There would be some evidence.

There would be evidence.

Julian Borger writes for The Guardian:

Prior to their capture of Dar al-Shifa hospital, the Israel Defense Forces went to great lengths to depict the medical complex as a headquarters for Hamas, from where its attacks on Israel were planned.

The evidence produced so far falls well short of that. IDF videos have shown only modest collections of small arms, mostly assault rifles, recovered from the extensive medical complex.

That suggests an armed presence, but not the sort of elaborate nerve centre depicted in animated graphics presented to the media before al-Shifa was seized, portraying a network of well-equipped subterranean chambers.

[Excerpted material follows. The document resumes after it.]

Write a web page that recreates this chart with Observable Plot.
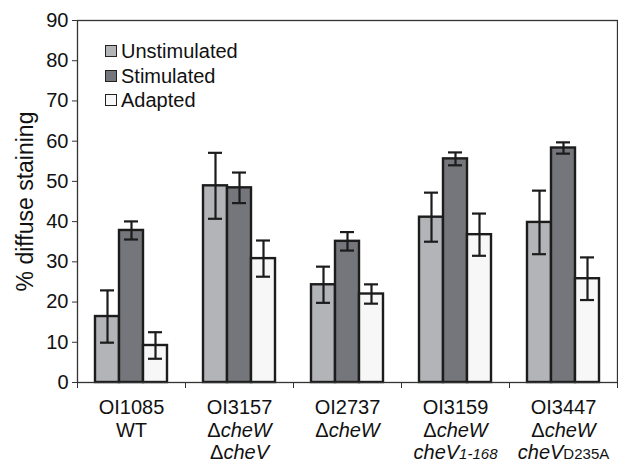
<!DOCTYPE html>
<html><head><meta charset="utf-8">
<script src="https://cdn.jsdelivr.net/npm/d3@7"></script>
<script src="https://cdn.jsdelivr.net/npm/@observablehq/plot@0.6"></script>
<style>
body{margin:0;background:#fff;font-family:"Liberation Sans",Arial,sans-serif;}
#wrap{position:relative;width:618px;height:462px;}
#legend{position:absolute;left:105px;top:39px;font-size:20px;color:#111;line-height:1;}
.row{display:flex;align-items:center;height:24.5px;}
.sw{width:10px;height:10px;border:1.6px solid #222;margin-right:4px;}
</style></head><body><div id="wrap"><div id="legend"></div></div>
<script>
// ---- data ----
const strains = ["OI1085", "OI3157", "OI2737", "OI3159", "OI3447"];
const genotypes = [
  ["WT"],
  ["Δ<i>cheW</i>", "Δ<i>cheV</i>"],
  ["Δ<i>cheW</i>"],
  ["Δ<i>cheW</i>", "<i>cheV</i><sub><i>1-168</i></sub>"],
  ["Δ<i>cheW</i>", "<i>cheV</i><sub>D235A</sub>"]
];
const conditions = ["Unstimulated", "Stimulated", "Adapted"];
const unstimulated    = [16.4, 48.9, 24.3, 41.1, 39.8];
const unstimulatedErr = [6.5, 8.2, 4.5, 6.1, 7.9];
const stimulated      = [37.8, 48.4, 35.1, 55.6, 58.3];
const stimulatedErr   = [2.25, 3.8, 2.3, 1.6, 1.4];
const adapted         = [9.2, 30.8, 22.0, 36.75, 25.8];
const adaptedErr      = [3.3, 4.5, 2.4, 5.25, 5.3];
const yTicks = [0, 10, 20, 30, 40, 50, 60, 70, 80, 90];
const yTitle = "% diffuse staining";
const colors = ["#b3b4b8", "#75767b", "#f7f7f7"];

// ---- layout helpers ----
const series = [unstimulated, stimulated, adapted];
const errs = [unstimulatedErr, stimulatedErr, adaptedErr];
const band = 108, pad = 18, barW = 24, capHalf = 7;
const rows = strains.flatMap((s, i) => conditions.map((c, j) => ({
  strain: s, condition: c, value: series[j][i], err: errs[j][i],
  x1: i + (pad + j * barW) / band,
  x2: i + (pad + (j + 1) * barW) / band,
  xc: i + (pad + j * barW + barW / 2) / band
})));
const stripTags = s => s.replace(/<[^>]+>/g, "");
const labelRows = strains.map((s, i) => ({x: i + 0.5, y: 0, lines: [s, ...genotypes[i]]}));
const ink = "#1c1c1c";

const plot = Plot.plot({
  width: 618, height: 462,
  marginLeft: 77, marginRight: 1, marginTop: 20, marginBottom: 80,
  style: {fontFamily: '"Liberation Sans", Arial, sans-serif', fontSize: "20px", color: "#111", background: "transparent"},
  x: {domain: [0, 5], axis: null},
  y: {domain: [0, 90], axis: null},
  color: {domain: conditions, range: colors},
  marks: [
    Plot.rectY(rows, {x1: "x1", x2: "x2", y1: d => 0, y2: "value", fill: "condition", stroke: ink, strokeWidth: 2.4}),
    Plot.ruleX(rows, {x: "xc", y1: d => d.value - d.err, y2: d => d.value + d.err, stroke: ink, strokeWidth: 2.2}),
    Plot.ruleY(rows, {y: d => d.value + d.err, x1: d => d.xc - capHalf / band, x2: d => d.xc + capHalf / band, stroke: ink, strokeWidth: 2.2}),
    Plot.ruleY(rows, {y: d => d.value - d.err, x1: d => d.xc - capHalf / band, x2: d => d.xc + capHalf / band, stroke: ink, strokeWidth: 2.2}),
    Plot.frame({stroke: "#333", strokeWidth: 1.3}),
    Plot.axisY({ticks: yTicks, tickSize: 5, tickPadding: 4, label: null, fontSize: 20, stroke: "#333"}),
    Plot.axisX({ticks: [0, 1, 2, 3, 4, 5], tickSize: 6, tickFormat: () => "", label: null, stroke: "#333"}),
    Plot.text(labelRows, {x: "x", y: "y", text: d => d.lines.map(stripTags).join("\n"), lineAnchor: "top", dy: 16, lineHeight: 1.125, fontSize: 20, fill: "#111", ariaDescription: "genotype"}),
    Plot.text([yTitle], {text: d => d, frameAnchor: "left", textAnchor: "middle", rotate: -90, dx: -52, fontSize: 23, fill: "#111"})
  ]
});

// rich formatting (italic gene names, small subscripts) for category labels
const toSvg = s => s.replace(/<i>/g, '<tspan font-style="italic">').replace(/<\/i>/g, "</tspan>")
  .replace(/<sub>/g, '<tspan font-size="15">').replace(/<\/sub>/g, "</tspan>");
d3.select(plot).selectAll('g[aria-description="genotype"] text').each(function(_, k) {
  const lines = labelRows[k].lines;
  const tspans = this.querySelectorAll("tspan");
  if (tspans.length) tspans.forEach((t, j) => { t.innerHTML = toSvg(lines[j]); });
  else this.innerHTML = toSvg(lines[0]);
});

document.getElementById("wrap").prepend(plot);
plot.style.position = "absolute"; plot.style.left = "0"; plot.style.top = "0";

// legend
const legend = d3.select("#legend");
conditions.forEach((c, j) => {
  const r = legend.append("div").attr("class", "row");
  r.append("div").attr("class", "sw").style("background", colors[j]);
  r.append("span").text(c);
});
document.getElementById("legend").style.zIndex = 2;
</script></body></html>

Even the videos produced so far have raised questions under scrutiny. A BBC analysis found the footage of an IDF spokesperson showing the apparent discovery of a bag containing a gun behind an MRI scanning machine, had been taped hours before the arrival of the journalists to whom he was supposedly showing it.

In a video shown later, the number of guns in the bag had doubled. The IDF claimed its video of what it found at the hospital was unedited, filmed in a single take, but the BBC analysis found it had been edited.

All of this is significant under the Geneva conventions, which forbid military operations against hospitals unless “they are used to commit, outside their humanitarian duties, acts harmful to the enemy”. This exception, spelled out in article 19 of the fourth Geneva convention, states specifically: “… the presence of small arms and ammunition taken from such combatants and not yet handed to the proper service, shall not be considered to be acts harmful to the enemy”.

Israel ratified the Geneva conventions in 1951 and claims to observe the principle of proportionality under international humanitarian law, in which the direct military advantage anticipated from a military operation outweighs the civilian harm that can reasonably be anticipated as a consequence. Its observance of those principles is what is in question.

Israel has failed to provide anywhere even close to the level of evidence required to justify the narrow exception under which hospitals can be targeted under the laws of war,” said Mai El-Sadany, a human rights lawyer and the executive director of the Tahrir Institute for Middle East Policy, in Washington.

Josh Hawley, Nikki Haley, and Ron DeSantis are attempting to shut down your access to this information.

I’m glad that The Guardian is on it.